From colonial times through to the 1970s, New Zealanders spent many hours tending vegetable gardens and orchards and keeping chickens. Food production at home by working-class landholders was ‘their most important economic protection’ according to historian Miles Fairburn, ‘something to fall back on during spells of unemployment’ and in old age.1
A long day
Landowner John Cracroft Wilson complained in 1854 that ‘it is an ordinary occurrence for a man to get up at 4 o’clock am in the Summer, and work hard for three hours in his own garden or field. Having thus taken, to use a vulgar phrase, the shine out of himself for his own benefit, he works listlessly enough, for his Employers for 8 hours; and then … gives his own garden or field the benefit of two additional hours’ good hard labour.’2
Vegetable gardens and orchards were usually the husband’s responsibility while the wife took charge of preserving the fruits of his labour. But in many families everybody had to pitch in to grow enough food for the household, particularly in difficult times such as the early colonial period and during depressions and wars.
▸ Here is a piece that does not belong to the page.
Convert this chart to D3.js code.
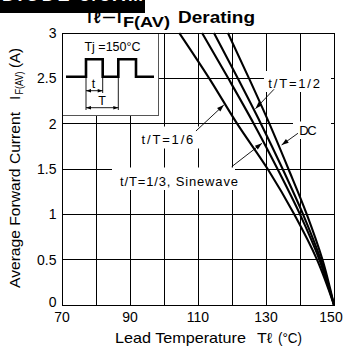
<!DOCTYPE html>
<html><head><meta charset="utf-8">
<script src="https://cdn.jsdelivr.net/npm/d3@7"></script>
<style>
body{margin:0;background:#fff}
svg{display:block}
text{font-family:"Liberation Sans",Arial,Helvetica,sans-serif;fill:#000}
</style>
</head><body>
<svg id="c" width="348" height="349"></svg>
<script>
// ---- data ----
const currents   = [0, 0.5, 1, 1.5, 2, 2.5, 3];            // IF(AV) (A)
const tempDC     = [150, 146.6, 142, 136.6, 131, 125, 118.8];
const tempHalf   = [150, 146.1, 140.9, 134.9, 128.5, 121.7, 114.7];
const tempThird  = [150, 145.7, 140, 133.4, 126.4, 118.9, 111.2];
const tempSixth  = [150, 145, 138.3, 130.5, 121.5, 113.3, 104.5];
const seriesNames = ["DC", "t/T=1/2", "t/T=1/3, Sinewave", "t/T=1/6"];
const xTickLabels = [70, 90, 110, 130, 150];
const xGridValues = [80, 90, 100, 110, 120, 130, 140];
const yTickLabels = [0, 0.5, 1, 1.5, 2, 2.5, 3];
// annotation arrows: [fromT, fromI, tipT, tipI]
const arrowDC    = [139.4, 1.894, 134.6, 1.765];
const arrowHalf  = [132.35, 2.379, 126.9, 2.165];
const arrowThird = [119.9, 1.525, 128.8, 1.783];
const arrowSixth = [109.4, 1.919, 117.6, 2.206];

const svg = d3.select("#c");
const x = d3.scaleLinear().domain([70, 150]).range([62, 334]);
const y = d3.scaleLinear().domain([0, 3]).range([305, 33]);

// top clipped header bar
svg.append("rect").attr("x", 0).attr("y", 0).attr("width", 145).attr("height", 13).attr("fill", "#000");
svg.append("text").attr("x", 2).attr("y", 1.2).attr("font-size", 18).attr("font-weight", "bold")
  .style("fill", "#fff").attr("textLength", 141).text("DIODE 3/3AM");

// grid
const g = svg.append("g").attr("stroke", "#000").attr("stroke-width", 1).attr("shape-rendering", "crispEdges");
g.selectAll(".vx").data(xGridValues).join("line")
  .attr("x1", d => x(d)).attr("x2", d => x(d)).attr("y1", y(0)).attr("y2", y(3));
g.selectAll(".hy").data(yTickLabels.filter(d => d > 0 && d < 3)).join("line")
  .attr("x1", x(70)).attr("x2", x(150)).attr("y1", d => y(d)).attr("y2", d => y(d));
g.append("rect").attr("x", x(70)).attr("y", y(3)).attr("width", x(150) - x(70)).attr("height", y(0) - y(3))
  .attr("fill", "none");

// white boxes behind in-plot labels
const boxes = [[264, 71, 67, 21], [293, 121.5, 38, 17.5], [138, 126.5, 61, 22], [112, 167.5, 123, 22.5]];
svg.selectAll(".bx").data(boxes).join("rect")
  .attr("x", d => d[0]).attr("y", d => d[1]).attr("width", d => d[2]).attr("height", d => d[3]).attr("fill", "#fff");

// inset box
const ins = svg.append("g").attr("transform", "translate(62,33)");
ins.append("rect").attr("x", 0).attr("y", 0).attr("width", 96).attr("height", 82)
  .attr("fill", "#fff").attr("stroke", "#555").attr("stroke-width", 1).attr("shape-rendering", "crispEdges");
svg.append("line").attr("x1", 62).attr("x2", 334).attr("y1", 33).attr("y2", 33).attr("stroke", "#000").attr("shape-rendering", "crispEdges");
svg.append("line").attr("x1", 62).attr("x2", 62).attr("y1", 33).attr("y2", 305).attr("stroke", "#000").attr("shape-rendering", "crispEdges");
ins.append("text").attr("x", 50.5).attr("y", 17.7).attr("text-anchor", "middle").attr("font-size", 12.5).text("Tj =150°C");
ins.append("path").attr("d", "M4,43.7H24V26.3H40.7V43.7H56.3V26.3H74V43.7H92")
  .attr("fill", "none").attr("stroke", "#000").attr("stroke-width", 2.6);
const thin = ins.append("g").attr("stroke", "#000").attr("stroke-width", 0.9);
thin.append("line").attr("x1", 24).attr("x2", 24).attr("y1", 44).attr("y2", 77);
thin.append("line").attr("x1", 40.7).attr("x2", 40.7).attr("y1", 44).attr("y2", 60);
thin.append("line").attr("x1", 56.3).attr("x2", 56.3).attr("y1", 44).attr("y2", 77);
thin.append("line").attr("x1", 24).attr("x2", 40.7).attr("y1", 57.7).attr("y2", 57.7);
thin.append("line").attr("x1", 24).attr("x2", 56.3).attr("y1", 74.7).attr("y2", 74.7);
function head(sel, x1, y1, x2, y2, len, hw) {
  const dx = x2 - x1, dy = y2 - y1, L = Math.hypot(dx, dy), ux = dx / L, uy = dy / L;
  const bx = x2 - ux * len, by = y2 - uy * len;
  sel.append("path").attr("d", `M${x2},${y2}L${bx - uy * hw},${by + ux * hw}L${bx + uy * hw},${by - ux * hw}Z`).attr("fill", "#000");
}
head(ins, 40.7, 57.7, 24, 57.7, 5, 1.8); head(ins, 24, 57.7, 40.7, 57.7, 5, 1.8);
head(ins, 56.3, 74.7, 24, 74.7, 5, 1.8); head(ins, 24, 74.7, 56.3, 74.7, 5, 1.8);
ins.append("text").attr("x", 31.5).attr("y", 55).attr("text-anchor", "middle").attr("font-size", 12.5).text("t");
ins.append("text").attr("x", 40).attr("y", 71.5).attr("text-anchor", "middle").attr("font-size", 12.5).text("T");

// derating curves
const series = [tempDC, tempHalf, tempThird, tempSixth];
const line = d3.line().x(d => x(d[0])).y(d => y(d[1])).curve(d3.curveMonotoneY);
svg.append("g").selectAll("path").data(series).join("path")
  .attr("d", s => line(s.map((t, i) => [t, currents[i]])))
  .attr("fill", "none").attr("stroke", "#000").attr("stroke-width", 2.1);

// annotation arrows
const arrows = [arrowDC, arrowHalf, arrowThird, arrowSixth];
const ag = svg.append("g");
arrows.forEach(a => {
  const x1 = x(a[0]), y1 = y(a[1]), x2 = x(a[2]), y2 = y(a[3]);
  ag.append("line").attr("x1", x1).attr("y1", y1).attr("x2", x2).attr("y2", y2).attr("stroke", "#000").attr("stroke-width", 0.9);
  head(ag, x1, y1, x2, y2, 7, 2.4);
});

// in-plot labels
const labelPos = [[299.3, 135, 17.4], [268.3, 87.5, 51.7], [120, 185.5, 118], [141.6, 143.5, 51.7]];
seriesNames.forEach((n, i) => {
  const p = labelPos[i];
  svg.append("text").attr("x", p[0]).attr("y", p[1]).attr("font-size", 13)
    .attr("textLength", p[2]).attr("lengthAdjust", "spacing").text(n);
});

// tick labels
svg.selectAll(".yt").data(yTickLabels).join("text")
  .attr("x", 56.5).attr("y", d => y(d) + (d === 0 ? 1.8 : 5)).attr("text-anchor", "end").attr("font-size", 14)
  .text(d => d);
svg.selectAll(".xt").data(xTickLabels).join("text")
  .attr("x", d => x(d) - (d === 150 ? 3 : 0)).attr("y", 321.7).attr("text-anchor", "middle").attr("font-size", 14)
  .text(d => d);

// title
const tt = svg.append("g");
function ttext(xx, yy, size, len, str) {
  const t = tt.append("text").attr("x", xx).attr("y", yy).attr("font-size", size).attr("font-weight", "bold").text(str);
  if (len) t.attr("textLength", len).attr("lengthAdjust", "spacingAndGlyphs");
  return t;
}
ttext(85, 22.7, 16, 16, "Tℓ");
ttext(103, 21.5, 14, 12, "—");
ttext(117, 22.7, 16, null, "I");
ttext(123, 26.5, 14.5, 47, "F(AV)");
ttext(178, 22.7, 16, 77, "Derating");

// x axis title
function htext(xx, size, len, str) {
  return svg.append("text").attr("x", xx).attr("y", 343).attr("font-size", size)
    .attr("textLength", len).attr("lengthAdjust", "spacingAndGlyphs").text(str);
}
htext(115, 14.5, 131, "Lead Temperature");
htext(257, 14.5, 15, "Tℓ");
htext(278, 14.5, 24, "(°C)");

// y axis title (rotated)
function vtext(cx, cy, size, len, str) {
  const t = svg.append("text").attr("transform", `translate(${cx},${cy}) rotate(-90)`)
    .attr("text-anchor", "middle").attr("font-size", size).text(str);
  if (len) t.attr("textLength", len).attr("lengthAdjust", "spacingAndGlyphs");
  return t;
}
vtext(20, 200, 15, 176, "Average Forward Current");
vtext(20, 98, 15, null, "I");
vtext(23, 83, 11, 23, "F(AV)");
vtext(20, 58, 15, 20, "(A)");
</script>
</body></html>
Orchards and vegetable gardens
Up to the mid-20th century many houses had orchards. Fruit trees made a property more valuable, and they were often mentioned in advertisements for houses for sale from the 1860s through to the First World War.
The vegetable garden was usually sited behind the house. Until about the end of the Second World War it was not unusual for a household’s vegetable gardens to take up at least as big an area as the house.
The technical knowledge needed to maintain large gardens and feed a family throughout the year included knowing when to sow and to plant, how and when to spray and prune, how to plan crop rotations and how to fertilise the soil.
Most people who learned how to garden probably did so by watching and working with their parents. From the 1920s boys were taught vegetable gardening at school. There was a particular emphasis on this – for both boys and girls – during the government’s ‘Dig for victory’ campaign in the Second World War.
The Yates garden guide, first produced in 1895 by the Yates seed company, became common in New Zealand households. Newspaper gardening columns appeared from the beginning of the 20th century and gardening clubs were set up in the 1940s.
When Jim Matthews launched the New Zealand Gardener magazine during the Second World War, a special act of Parliament was needed to authorise the use of scarce paper for printing a magazine. But the government believed it was necessary for the war effort as people had to grow their own vegetables while commercial crops went to the armed services. Jim and his wife Barbara wrote many books and articles to help New Zealanders to get the most out of their gardens. New Zealand Gardener was still the country’s best-selling gardening magazine in 2009.
Child labour in the garden
Food history writer David Veart grew up in Onehunga, Auckland, in the 1950s and 1960s. His family lived as much as possible off their three-quarter-acre (0.3-hectare) section, which had a huge variety of fruit trees and vines, a large vegetable garden and chickens. This meant work for the three children. ‘My father viewed his family as part of a single economic unit and we all had jobs to do. It took years before I could face a vege garden again – too much weeding, watering and white butterfly patrols (one penny for each one we caught) in my childhood.’ 3
Compost is made out of food and garden scraps as a fertiliser to enrich the soil. Up to the First World War garden soils were mostly fertilised with trenched kitchen waste and with wood ash from home bonfires.
‘Hot composting’ was popularised as a way to decompose kitchen waste for garden use during the Second World War because it did not involve digging trenches and could therefore be more easily handled by women. In this method, the compost ‘ingredients’ are layered according to a formula with the right proportions of nitrogen and carbon to ensure that the compost bin gets hot, which speeds up decomposition.
Home garden culture declines
After the Second World War, the development of fruit and vegetable retailers and supermarkets, and changing patterns of recreational time use, seriously affected New Zealand’s home gardening culture. By 1956 less than one-third of households grew vegetables.
Revival of home food production
In the 2000s there has been a resurgence of interest in home food production, because of the rising cost of fresh food, health concerns about pesticide use by commercial growers, and a desire to live more sustainably and protect the environment.
Keeping hens for eggs was a significant unpaid occupation. In 1956, 90% of the 4 million fowls in New Zealand were kept for home egg production. Home poultry keeping declined in the following years – in 1969 about 60% of the country’s eggs were produced at home, but three years later only about 40% were. Home poultry keeping continued to decline – but it has had a resurgence in the early 2000s.